The displays here cover political events such as the Nazi party’s rise to power, Hitler’s installation as Führer and his plans for Welthauptstadt Germania, which you can read more about in my Hitler’s Folly – Schwerbelastungskörper post.

Visitors take in the outdoor exhibition (Exhibition Trench) at Topographie des Terrors (Topography of Terror) in Berlin

A display about Hitler and Speer's plans for Welthaupstadt Germania at Topographie des Terrors (Topography of Terror) in Berlin

The exhibition also deals with the way these events affected the people: the persecution of Jews, homosexuals, gypsies and other ‘undesirables’; life in a city devastated by war; and the war crime trials, to name a few.

A visitor contemplates the outdoor exhibition (Exhibition Trench) at Topographie des Terrors (Topography of Terror) in Berlin

Indoor Exhibition

The indoor exhibition focuses on the organisation and operations of the SS and Police, the power they held over the people and the abuses they committed.

The Indoor Exhibition at Topographie des Terrors (Topography of Terror) in Berlin

A display of index cards in the indoor exhibition shows the crimes of Police and SS and their consequences at Topographie des Terrors (Topography of Terror) in Berlin

Admission to all of the exhibitions is free but for more details and opening times check out the Topographie des Terrors website.

The Stasi Museum

The exterior elevation of The Stasi Museum in the former headquarters of The Stasi in Berlin

The former Stasi Headquarters in Berlin is now a museum.  This is the building that was ‘stormed’ in 1990 by protesters looking for the files that were kept here.

With all the secrecy that surrounded this building in a divided Germany, it seems apt that since re-unification it has become accessible to curious minds and prying eyes.

The first three floors of Haus 1 in this massive complex have been used to lift the veil on the Stasi’s secret past.

The exhibits on the first floor deal with the formation of the Socialist Unity Party (SED) and the development of the Ministry for State Security (Ministerium für Staatssicherheit) or Stasi, as it was most commonly known, which was considered to be the Shield and Sword of the Party.

It was interesting to see that despite their opposing political ideals the SED had borrowed some of their ideas from the Nazis.  Echoing the Hitler Youth, the Free German Youth (Freie Deutsche Jugend or FDJ) was formed in 1946, as an organization for those aged between 14 and 25.  It was used to nurture young minds and instill in the country’s youth the ideals and doctrines of the party and to develop the political leaders of the future.  In 1989, a little under 90% of this age group belonged to the FDJ.

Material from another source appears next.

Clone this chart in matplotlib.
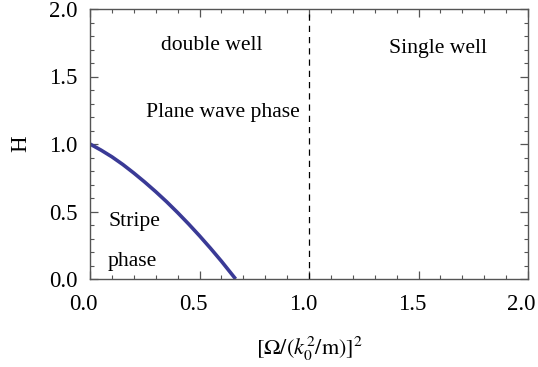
import matplotlib
matplotlib.use("Agg")
import matplotlib.pyplot as plt
from matplotlib.ticker import MultipleLocator, FormatStrFormatter
from matplotlib.transforms import ScaledTranslation

# data
boundary_x = [0.0, 0.05, 0.1, 0.15, 0.2, 0.25, 0.3, 0.35, 0.4, 0.45, 0.5, 0.55, 0.6, 0.665]
boundary_H = [1.0, 0.955, 0.905, 0.848, 0.785, 0.718, 0.647, 0.572, 0.492, 0.408, 0.320, 0.228, 0.132, 0.0]
divider_x = 1.0
region_labels = ["double well", "Plane wave phase", "Single well", "Stripe", "phase"]
region_pos = [(0.556, 1.733), (0.607, 1.23), (1.589, 1.71), (0.203, 0.425), (0.195, 0.128)]

plt.rcParams['font.family'] = ['Liberation Serif', 'DejaVu Serif']
plt.rcParams['mathtext.fontset'] = 'stix'

fig = plt.figure(figsize=(5.38, 3.67), dpi=100)
ax = fig.add_axes([90/538, 88/367, 438/538, 270/367])

ax.plot(boundary_x, boundary_H, color='#3a3a96', lw=2.6, solid_capstyle='butt')
ax.axvline(divider_x, color='black', lw=0.9, dashes=(5, 4))

for t, (x, y) in zip(region_labels, region_pos):
    ax.text(x, y, t, ha='center', va='center', fontsize=15.6)

ax.set_xlim(0, 2)
ax.set_ylim(0, 2)
ax.xaxis.set_major_locator(MultipleLocator(0.5))
ax.yaxis.set_major_locator(MultipleLocator(0.5))
ax.xaxis.set_minor_locator(MultipleLocator(0.1))
ax.yaxis.set_minor_locator(MultipleLocator(0.1))
ax.xaxis.set_major_formatter(FormatStrFormatter('%.1f'))
ax.yaxis.set_major_formatter(FormatStrFormatter('%.1f'))
ax.tick_params(which='both', direction='in', top=True, right=True, color='#555555')
ax.tick_params(which='major', length=6, width=0.9, labelsize=16.5)
ax.tick_params(axis='x', which='major', pad=11)
ax.tick_params(axis='y', which='major', pad=9)
ax.tick_params(which='minor', length=3, width=0.8)
for s in ax.spines.values():
    s.set_color('#555555')
    s.set_linewidth(1.0)

# x tick labels sit slightly left of their ticks in the reference
shift = ScaledTranslation(-4.5/72, 0, fig.dpi_scale_trans)
for lab in ax.get_xticklabels():
    lab.set_transform(lab.get_transform() + shift)

ax.set_ylabel('H', fontsize=16.5, labelpad=13)
ax.set_xlabel(r'$[\Omega/(k_0^2/\mathrm{m})]^2$', fontsize=16, labelpad=14)

fig.savefig('out.png', dpi=100)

A display of items related to the Frei Deutsche Jugend (FDJ) or Free German Youth in The Stasi Museum in Berlin

Also on the first floor are a number of biographical displays, showing how the lives of citizens of the DDR were affected by the regime.  For example, the story of Wolf Biermann, a poet and musician, who was considered to be a political dissident.  Whilst on tour in the West in 1976, Biermann was denaturalised, meaning he was no longer able to return to his home in the East.

Displayed on the walls of this floor are a surprising array of propaganda items on mats, rugs, banners and tapestries.

Propaganda on a wall hanging in The Stasi Museum in Berlin

For me, the most interesting rooms in the museum are on the second floor.  Here, the offices, conference rooms and relaxation areas of the head of the Stasi, Erich Mielke, have been preserved.

It was from his office here that Mielke commanded a staff that grew from 2,700 at the time of the organisation’s formation in the 1950s to around 91,000 in 1989.  As a consequence of the economic problems of the DDR, Mielke initiated a hiring freeze in 1983, otherwise the ranks would surely have swelled further.

Erich Mielke's chair and desk in his office preserved at The Stasi Museum in Berlin

In addition to the official staff, Mielke had an estimated 189,000 unofficial collaborators (inoffizielle Mitarbeiter or IM) at his disposal.  These were ordinary citizens who had agreed to spy and inform on their neighbours, colleagues, fellow students and, in some cases, family members.

It was strange to me how normal it all seemed.  The conference room here looked much like you would expect the boardrooms of countless companies to have looked at the time.

A conference room next to Erich Mielke's office in The Stasi Museum in Berlin

It reminded me of visits to my dad’s office as a child in the early 1980s – the memory conjured up by that smell of old paper mixed with stale smoke and furniture polish.  It was hard to imagine that in such nondescript and unremarkable surroundings, issues were discussed and decisions made that had such far-reaching effects on the lives of the people of the DDR, challenging their basic human rights – freedom of choice, thought and speech.

One thing that was a little out of the ordinary though was the very large tape recorder in a cupboard near some easy chairs in a corner of Mielke’s office.  The fact that the cupboard could be closed on the equipment makes you wonder how many people were not aware that their conversations here were being recorded.

A lounge chair and recording equipment hidden in a cupboard in a corner of Erich Mielke's office in The Stasi Museum in Berlin

Climbing the stairs to the third floor there were yet more examples of just how the Stasi monitored the people.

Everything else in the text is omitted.